La obra de Lorca podría ser bautizada como la obra de los mil detalles: musicales, acústicos, sensoriales y, sobre todo, visuales. Detalles al por mayor representados, principalmente, en lo que quiero destacar como el mejor diseño de vestuario que he visto jamás. Además, obviamente, del elenco de actores y de la escenografía minuciosa (no tanto en la forma como en la funcionalidad) que permitió un final cuya imagen puede ser de lo más bonito que hayan contemplado mis ojos (hablo de teatro, claro). Una obra grande. Una producción de alto nivel.

Pero no es mi intención hablar de Doña Rosita en este post. Iba diciendo que no pensaba ir al teatro esta semana pero, casualmente, ojeando twitter, llegué a la noticia de  las nominaciones de los premios MAX 2014. Este año compite con Barcelona (la obra de Pere Riera que tuve el placer de ver en noviembre y que recibe cinco nominaciones), Un trozo invisible de este mundo, que recibe seis, las más importantes: mejor espectáculo, mejor autoría revelación (Botto), mejor dirección (Peris-Mencheta), mejor escenografía (Peris-Mencheta y Carlos Aparicio), mejor actor (Botto) y mejor diseño de iluminación (Valentín Álvarez). La representaban en el teatro de Santa Coloma, así que no pude resistirme. Y ¡menos mal! Qué habría hecho yo si sé que me llego a perder tremendo espectáculo. Sergio Peris-Mencheta, al que conocí por su papel protagonista en Al salir de clase hace unos quince años atrás, dirige con gusto a Juan Diego Botto, autor de los cinco monólogos que forman la obra. Cinco monólogos que hablan sobre la migración,  la resistencia, la supervivencia, la debilidad del ser humano, la injusticia. Cinco textos en prosa cargados de poesía en muchos momentos. Cinco monólogos escritos con las entrañas. En cada uno de ellos Botto agudiza el ingenio para abordar la situaciones desde la ironía más inteligente, o desde la nostalgia más punzante, o desde la comedia más elocuente. Un tipo argentino que vive en Madrid y llama a su esposa desde un locutorio; una nigeriana a la que le espera un amargo final tras sobrevivir a las calamidades de la vida de una inmigrante sin papeles; la historia de los exiliados por la dictadura de Videla. Así se suceden las historias, una tras otra, sobre una cinta (como la de los aeropuertos) que no deja de rodar en bucle y que va expulsando maletas, o que va vomitando distintos dolores (cada uno que entienda la metáfora como quiera).

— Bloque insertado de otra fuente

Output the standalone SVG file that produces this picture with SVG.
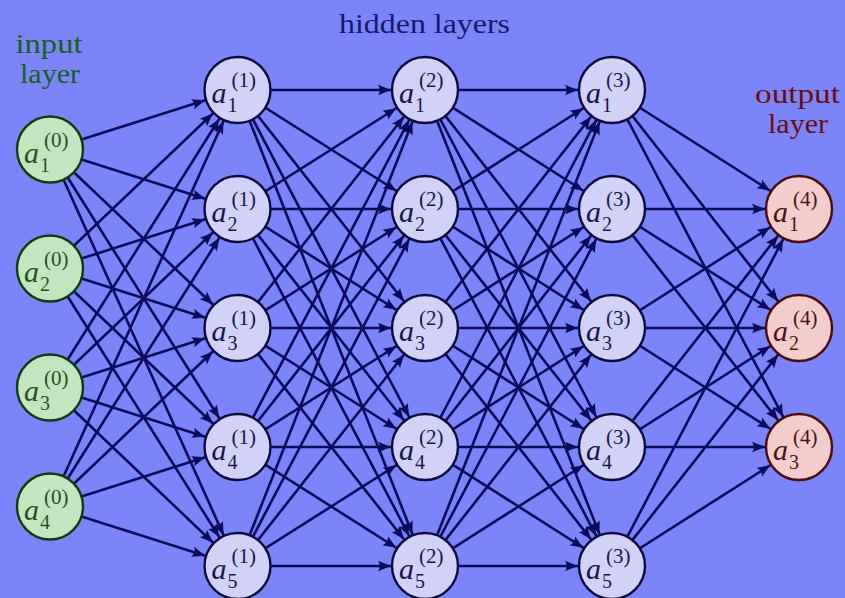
<svg xmlns="http://www.w3.org/2000/svg" width="845" height="598" viewBox="0 0 845 598" font-family="'Liberation Serif', 'Times New Roman', serif">
<style>
text{font-family:'Liberation Serif','Times New Roman',serif}
.lbl{font-size:27px}
.a{font-style:italic;font-size:30px}
.s{font-size:20px}
.p{font-size:21px}
.in circle{fill:#c3e6c1;stroke:#0c3d0c;stroke-width:2.4}
.in text{fill:#1d561d}
.hd circle{fill:#d1d2f5;stroke:#0c0c3c;stroke-width:2.4}
.hd text{fill:#16164e}
.out circle{fill:#f3cdcc;stroke:#4a0b0b;stroke-width:2.4}
.out text{fill:#4e1010}
#edges line{stroke:#0c0c5e;stroke-width:2.6;marker-end:url(#arr)}
</style>
<defs>
<marker id="arr" markerUnits="userSpaceOnUse" orient="auto" overflow="visible" refX="0" refY="0" markerWidth="1" markerHeight="1">
<path d="M-34,0 L-47,-5.2 Q-43.5,0 -47,5.2 Z" fill="#0c0c5e"/>
</marker>
</defs>
<rect width="845" height="598" fill="#7b85f9"/>
<text class="lbl" x="49" y="53" text-anchor="middle" fill="#1b5e1b" textLength="67" lengthAdjust="spacingAndGlyphs">input</text>
<text class="lbl" x="50" y="83" text-anchor="middle" fill="#1b5e1b" textLength="60" lengthAdjust="spacingAndGlyphs">layer</text>
<text class="lbl" x="424.5" y="33" text-anchor="middle" fill="#17176e" textLength="171" lengthAdjust="spacingAndGlyphs">hidden layers</text>
<text class="lbl" x="797.5" y="103" text-anchor="middle" fill="#6a0d0d" textLength="85" lengthAdjust="spacingAndGlyphs">output</text>
<text class="lbl" x="798" y="133" text-anchor="middle" fill="#6a0d0d" textLength="60" lengthAdjust="spacingAndGlyphs">layer</text>
<g id="edges">
<line x1="50" y1="149.5" x2="237.5" y2="90"/><line x1="50" y1="149.5" x2="237.5" y2="209"/><line x1="50" y1="149.5" x2="237.5" y2="328"/><line x1="50" y1="149.5" x2="237.5" y2="447"/><line x1="50" y1="149.5" x2="237.5" y2="566"/>
<line x1="50" y1="268.5" x2="237.5" y2="90"/><line x1="50" y1="268.5" x2="237.5" y2="209"/><line x1="50" y1="268.5" x2="237.5" y2="328"/><line x1="50" y1="268.5" x2="237.5" y2="447"/><line x1="50" y1="268.5" x2="237.5" y2="566"/>
<line x1="50" y1="387.5" x2="237.5" y2="90"/><line x1="50" y1="387.5" x2="237.5" y2="209"/><line x1="50" y1="387.5" x2="237.5" y2="328"/><line x1="50" y1="387.5" x2="237.5" y2="447"/><line x1="50" y1="387.5" x2="237.5" y2="566"/>
<line x1="50" y1="506.5" x2="237.5" y2="90"/><line x1="50" y1="506.5" x2="237.5" y2="209"/><line x1="50" y1="506.5" x2="237.5" y2="328"/><line x1="50" y1="506.5" x2="237.5" y2="447"/><line x1="50" y1="506.5" x2="237.5" y2="566"/>
<line x1="237.5" y1="90" x2="425" y2="90"/><line x1="237.5" y1="90" x2="425" y2="209"/><line x1="237.5" y1="90" x2="425" y2="328"/><line x1="237.5" y1="90" x2="425" y2="447"/><line x1="237.5" y1="90" x2="425" y2="566"/>
<line x1="237.5" y1="209" x2="425" y2="90"/><line x1="237.5" y1="209" x2="425" y2="209"/><line x1="237.5" y1="209" x2="425" y2="328"/><line x1="237.5" y1="209" x2="425" y2="447"/><line x1="237.5" y1="209" x2="425" y2="566"/>
<line x1="237.5" y1="328" x2="425" y2="90"/><line x1="237.5" y1="328" x2="425" y2="209"/><line x1="237.5" y1="328" x2="425" y2="328"/><line x1="237.5" y1="328" x2="425" y2="447"/><line x1="237.5" y1="328" x2="425" y2="566"/>
<line x1="237.5" y1="447" x2="425" y2="90"/><line x1="237.5" y1="447" x2="425" y2="209"/><line x1="237.5" y1="447" x2="425" y2="328"/><line x1="237.5" y1="447" x2="425" y2="447"/><line x1="237.5" y1="447" x2="425" y2="566"/>
<line x1="237.5" y1="566" x2="425" y2="90"/><line x1="237.5" y1="566" x2="425" y2="209"/><line x1="237.5" y1="566" x2="425" y2="328"/><line x1="237.5" y1="566" x2="425" y2="447"/><line x1="237.5" y1="566" x2="425" y2="566"/>
<line x1="425" y1="90" x2="612" y2="90"/><line x1="425" y1="90" x2="612" y2="209"/><line x1="425" y1="90" x2="612" y2="328"/><line x1="425" y1="90" x2="612" y2="447"/><line x1="425" y1="90" x2="612" y2="566"/>
<line x1="425" y1="209" x2="612" y2="90"/><line x1="425" y1="209" x2="612" y2="209"/><line x1="425" y1="209" x2="612" y2="328"/><line x1="425" y1="209" x2="612" y2="447"/><line x1="425" y1="209" x2="612" y2="566"/>
<line x1="425" y1="328" x2="612" y2="90"/><line x1="425" y1="328" x2="612" y2="209"/><line x1="425" y1="328" x2="612" y2="328"/><line x1="425" y1="328" x2="612" y2="447"/><line x1="425" y1="328" x2="612" y2="566"/>
<line x1="425" y1="447" x2="612" y2="90"/><line x1="425" y1="447" x2="612" y2="209"/><line x1="425" y1="447" x2="612" y2="328"/><line x1="425" y1="447" x2="612" y2="447"/><line x1="425" y1="447" x2="612" y2="566"/>
<line x1="425" y1="566" x2="612" y2="90"/><line x1="425" y1="566" x2="612" y2="209"/><line x1="425" y1="566" x2="612" y2="328"/><line x1="425" y1="566" x2="612" y2="447"/><line x1="425" y1="566" x2="612" y2="566"/>
<line x1="612" y1="90" x2="799" y2="209"/><line x1="612" y1="90" x2="799" y2="328"/><line x1="612" y1="90" x2="799" y2="447"/>
<line x1="612" y1="209" x2="799" y2="209"/><line x1="612" y1="209" x2="799" y2="328"/><line x1="612" y1="209" x2="799" y2="447"/>
<line x1="612" y1="328" x2="799" y2="209"/><line x1="612" y1="328" x2="799" y2="328"/><line x1="612" y1="328" x2="799" y2="447"/>
<line x1="612" y1="447" x2="799" y2="209"/><line x1="612" y1="447" x2="799" y2="328"/><line x1="612" y1="447" x2="799" y2="447"/>
<line x1="612" y1="566" x2="799" y2="209"/><line x1="612" y1="566" x2="799" y2="328"/><line x1="612" y1="566" x2="799" y2="447"/>
</g>
<g id="a0_1" class="in" transform="translate(50,149.5)"><circle r="33"/><text class="a" x="-26" y="13">a</text><text class="s" x="-10" y="22">1</text><text class="p" x="-6" y="-3">(0)</text></g>
<g id="a0_2" class="in" transform="translate(50,268.5)"><circle r="33"/><text class="a" x="-26" y="13">a</text><text class="s" x="-10" y="22">2</text><text class="p" x="-6" y="-3">(0)</text></g>
<g id="a0_3" class="in" transform="translate(50,387.5)"><circle r="33"/><text class="a" x="-26" y="13">a</text><text class="s" x="-10" y="22">3</text><text class="p" x="-6" y="-3">(0)</text></g>
<g id="a0_4" class="in" transform="translate(50,506.5)"><circle r="33"/><text class="a" x="-26" y="13">a</text><text class="s" x="-10" y="22">4</text><text class="p" x="-6" y="-3">(0)</text></g>
<g id="a1_1" class="hd" transform="translate(237.5,90)"><circle r="33"/><text class="a" x="-26" y="13">a</text><text class="s" x="-10" y="22">1</text><text class="p" x="-6" y="-3">(1)</text></g>
<g id="a1_2" class="hd" transform="translate(237.5,209)"><circle r="33"/><text class="a" x="-26" y="13">a</text><text class="s" x="-10" y="22">2</text><text class="p" x="-6" y="-3">(1)</text></g>
<g id="a1_3" class="hd" transform="translate(237.5,328)"><circle r="33"/><text class="a" x="-26" y="13">a</text><text class="s" x="-10" y="22">3</text><text class="p" x="-6" y="-3">(1)</text></g>
<g id="a1_4" class="hd" transform="translate(237.5,447)"><circle r="33"/><text class="a" x="-26" y="13">a</text><text class="s" x="-10" y="22">4</text><text class="p" x="-6" y="-3">(1)</text></g>
<g id="a1_5" class="hd" transform="translate(237.5,566)"><circle r="33"/><text class="a" x="-26" y="13">a</text><text class="s" x="-10" y="22">5</text><text class="p" x="-6" y="-3">(1)</text></g>
<g id="a2_1" class="hd" transform="translate(425,90)"><circle r="33"/><text class="a" x="-26" y="13">a</text><text class="s" x="-10" y="22">1</text><text class="p" x="-6" y="-3">(2)</text></g>
<g id="a2_2" class="hd" transform="translate(425,209)"><circle r="33"/><text class="a" x="-26" y="13">a</text><text class="s" x="-10" y="22">2</text><text class="p" x="-6" y="-3">(2)</text></g>
<g id="a2_3" class="hd" transform="translate(425,328)"><circle r="33"/><text class="a" x="-26" y="13">a</text><text class="s" x="-10" y="22">3</text><text class="p" x="-6" y="-3">(2)</text></g>
<g id="a2_4" class="hd" transform="translate(425,447)"><circle r="33"/><text class="a" x="-26" y="13">a</text><text class="s" x="-10" y="22">4</text><text class="p" x="-6" y="-3">(2)</text></g>
<g id="a2_5" class="hd" transform="translate(425,566)"><circle r="33"/><text class="a" x="-26" y="13">a</text><text class="s" x="-10" y="22">5</text><text class="p" x="-6" y="-3">(2)</text></g>
<g id="a3_1" class="hd" transform="translate(612,90)"><circle r="33"/><text class="a" x="-26" y="13">a</text><text class="s" x="-10" y="22">1</text><text class="p" x="-6" y="-3">(3)</text></g>
<g id="a3_2" class="hd" transform="translate(612,209)"><circle r="33"/><text class="a" x="-26" y="13">a</text><text class="s" x="-10" y="22">2</text><text class="p" x="-6" y="-3">(3)</text></g>
<g id="a3_3" class="hd" transform="translate(612,328)"><circle r="33"/><text class="a" x="-26" y="13">a</text><text class="s" x="-10" y="22">3</text><text class="p" x="-6" y="-3">(3)</text></g>
<g id="a3_4" class="hd" transform="translate(612,447)"><circle r="33"/><text class="a" x="-26" y="13">a</text><text class="s" x="-10" y="22">4</text><text class="p" x="-6" y="-3">(3)</text></g>
<g id="a3_5" class="hd" transform="translate(612,566)"><circle r="33"/><text class="a" x="-26" y="13">a</text><text class="s" x="-10" y="22">5</text><text class="p" x="-6" y="-3">(3)</text></g>
<g id="a4_1" class="out" transform="translate(799,209)"><circle r="33"/><text class="a" x="-26" y="13">a</text><text class="s" x="-10" y="22">1</text><text class="p" x="-6" y="-3">(4)</text></g>
<g id="a4_2" class="out" transform="translate(799,328)"><circle r="33"/><text class="a" x="-26" y="13">a</text><text class="s" x="-10" y="22">2</text><text class="p" x="-6" y="-3">(4)</text></g>
<g id="a4_3" class="out" transform="translate(799,447)"><circle r="33"/><text class="a" x="-26" y="13">a</text><text class="s" x="-10" y="22">3</text><text class="p" x="-6" y="-3">(4)</text></g>
</svg>
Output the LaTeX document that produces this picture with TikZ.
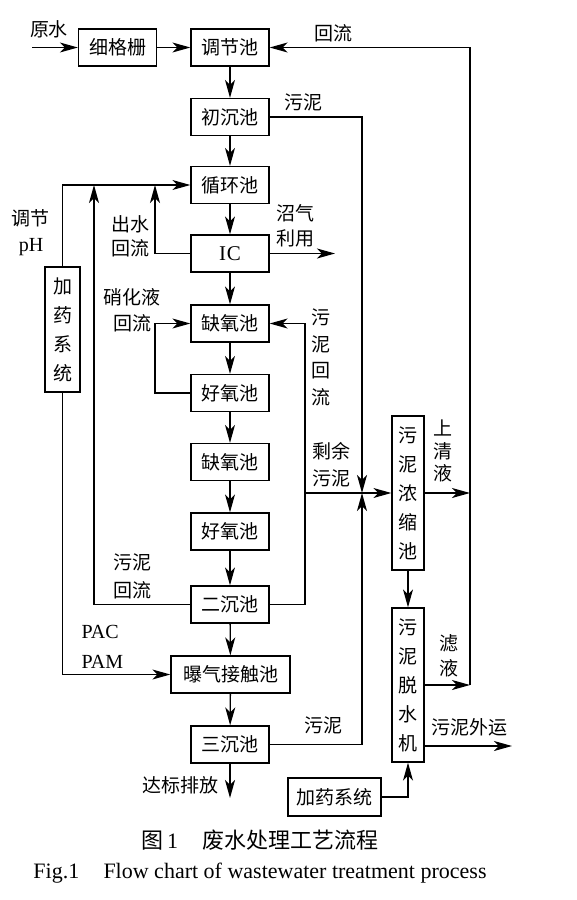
\documentclass[tikz,border=0pt]{standalone}
\usepackage{fontspec}
\setmainfont{Liberation Serif}
\newfontfamily\cjk{Noto Sans CJK SC}
\usetikzlibrary{arrows.meta}
\begin{document}
\begin{tikzpicture}[x=1pt,y=-1pt,
  line width=1.3pt,
  box/.style={draw, line width=1.3pt, minimum width=78pt, minimum height=37pt, inner sep=0pt, font=\cjk\fontsize{19}{19}\selectfont},
  vbox/.style={draw, line width=1.3pt, minimum width=32pt, inner sep=0pt, align=center, font=\cjk\fontsize{19}{29}\selectfont},
  lab/.style={inner sep=0pt, align=center, font=\cjk\fontsize{19}{25}\selectfont},
  latin/.style={inner sep=0pt, align=center, font=\fontsize{20}{30}\selectfont},
  arr/.style={-{Stealth[length=18pt,width=10pt,inset=5pt]}},
]
\fill[white] (0,0) rectangle (576,900);
\useasboundingbox (0,0) rectangle (576,900);

% boxes
\node[box] (xg) at (117.5,47.5) {细格栅};
\node[box] (tj) at (230,47.5) {调节池};
\node[box] (cc) at (230,117) {初沉池};
\node[box] (xh) at (230,185) {循环池};
\node[box, font=\fontsize{21}{21}\selectfont] (ic) at (230,253.5) {I\kern1pt C};
\node[box] (qy1) at (230,323.5) {缺氧池};
\node[box] (hy1) at (230,393) {好氧池};
\node[box] (qy2) at (230,462) {缺氧池};
\node[box] (hy2) at (230,531.5) {好氧池};
\node[box] (ec) at (230,604.5) {二沉池};
\node[box, minimum width=119pt] (bq) at (230.5,674.5) {曝气接触池};
\node[box] (sc) at (230,744.5) {三沉池};
\node[vbox, minimum width=35pt, minimum height=125pt] (jy1) at (62.5,329.5) {加\\药\\系\\统};
\node[vbox, minimum height=154pt] (ns) at (408,493) {污\\泥\\浓\\缩\\池};
\node[vbox, minimum height=154pt] (ts) at (408,685) {污\\泥\\脱\\水\\机};
\node[box, minimum width=93pt, minimum height=38pt] (jy2) at (334.5,797) {加药系统};

% coordinates
\coordinate (ys) at (32,47.5);
\coordinate (r1) at (470,47.5);
\coordinate (r2) at (470,685);
\coordinate (r3) at (470,493);
\coordinate (j) at (362,493);
\coordinate (s1) at (305,493);
\coordinate (s0) at (305,323.5);
\coordinate (t1) at (94,185);
\coordinate (t2) at (155,185);
\coordinate (n0) at (155,323.5);
\coordinate (bg) at (335,253.5);
\coordinate (out) at (230,798);
\coordinate (w1) at (512,746);

% main flow
\draw[arr] (ys) -- (xg.west);
\draw[arr] (xg) -- (tj);
\draw[arr] (tj) -- (cc);
\draw[arr] (cc) -- (xh);
\draw[arr] (xh) -- (ic);
\draw[arr] (ic) -- (qy1);
\draw[arr] (qy1) -- (hy1);
\draw[arr] (hy1) -- (qy2);
\draw[arr] (qy2) -- (hy2);
\draw[arr] (hy2) -- (ec);
\draw[arr] (ec) -- (bq);
\draw[arr] (bq) -- (sc);
\draw[arr] (sc) -- (out);

% right returns
\draw[arr] (r2) -- (r1) -- (tj.east);
\draw[arr] (ts.east) -- (r2);
\draw[arr] (ns.east) -- (r3);
\draw[arr] (cc.east) -| (j);
\draw[arr] (sc.east) -| (j);
\draw[arr] (s1) -- (ns.west);
\draw[arr] (ec.east) -| (s0) -- (qy1.east);
\draw[arr] (ns) -- (ts);
\draw[arr] (ts.east |- w1) -- (w1);
\draw[arr] (jy2.east) -| (ts.south);
\draw[arr] (ic.east) -- (bg);

% left returns
\draw[arr] (jy1.north) -- (jy1.north |- xh.west) -- (xh.west);
\draw[arr] (ec.west) -| (t1);
\draw[arr] (ic.west) -| (t2);
\draw[arr] (hy1.west) -| (n0) -- (qy1.west);
\draw[arr] (jy1.south) |- (bq.west);

% labels
\node[lab] (l1) at (49,29) {原水};
\node[lab] (l2) at (333,33) {回流};
\node[lab] (l3) at (303,102) {污泥};
\node[lab] (l4) at (31,218) {调节};
\node[latin] (l5) at (31,247) {pH};
\node[lab, font=\cjk\fontsize{19}{24}\selectfont] (l6) at (130,236.5) {出水\\回流};
\node[lab] (l7) at (295,225.5) {沼气\\利用};
\node[lab, font=\cjk\fontsize{19}{26}\selectfont] (l8) at (132,310) {硝化液\\回流};
\node[lab, font=\cjk\fontsize{19}{26.5}\selectfont] (l9) at (321,357.5) {污\\泥\\回\\流};
\node[lab, font=\cjk\fontsize{19}{26.5}\selectfont] (l10) at (331,464.5) {剩余\\污泥};
\node[lab, font=\cjk\fontsize{19}{22.5}\selectfont] (l11) at (443,451) {上\\清\\液};
\node[lab] (l12) at (449,655.5) {滤\\液};
\node[lab, font=\cjk\fontsize{19}{28}\selectfont] (l13) at (132,576) {污泥\\回流};
\node[latin, anchor=west] (l14) at (81,632) {PAC};
\node[latin, anchor=west] (l15) at (81,662) {PAM};
\node[lab] (l16) at (323,725) {污泥};
\node[lab] (l17) at (469,727) {污泥外运};
\node[lab] (l18) at (180,785) {达标排放};

% captions
\node[inner sep=0pt, font=\fontsize{22}{22}\selectfont] (cap1) at (260,840) {{\cjk 图}\,1\hspace{1.1em}{\cjk 废水处理工艺流程}};
\node[inner sep=0pt, font=\fontsize{22}{22}\selectfont] (cap2) at (260,873) {Fig.1\hspace{1.1em}Flow chart of wastewater treatment process};
\end{tikzpicture}
\end{document}
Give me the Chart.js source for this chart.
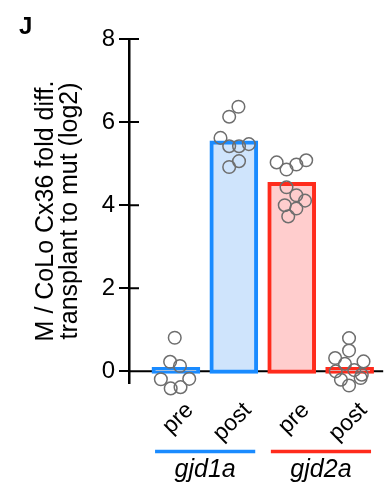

Nunca se me ha dado bien comparar, pero si Valentín Álvarez no gana el MAX al mejor diseño de iluminación, la vida será un poquito más injusta (si cabe) de lo que es. Es importantísimo lo que hace en Un trozo invisible de este mundo. Un trabajo impecable y absolutamente necesario en el devenir de estas historias que, si toman tanta fuerza es, en parte, gracias a la luz. A la luz de dentro, es obvio: la de los personajes, la suya propia, la intrínseca, pero también a la de fuera, la de esos focos que no hacen más que resaltar la injusticia humana de una forma elegante, tan sutil como explícita a veces. 

Es incalculable la cantidad de talento que cabe en una hora y media, en la que todo sucede a pedir de boca. El trabajo de Juan Diego Botto y de Astrid Jones es realmente bueno, con una intensidad constante del cien por cien y con una entrega absoluta.

El teatro siempre merece la pena y si, además, sirve para defenderse, para expresarse, para denunciar, pocas cosas pueden ser más emotivas que el arte en sí mismo: una buena obra y la platea en pie.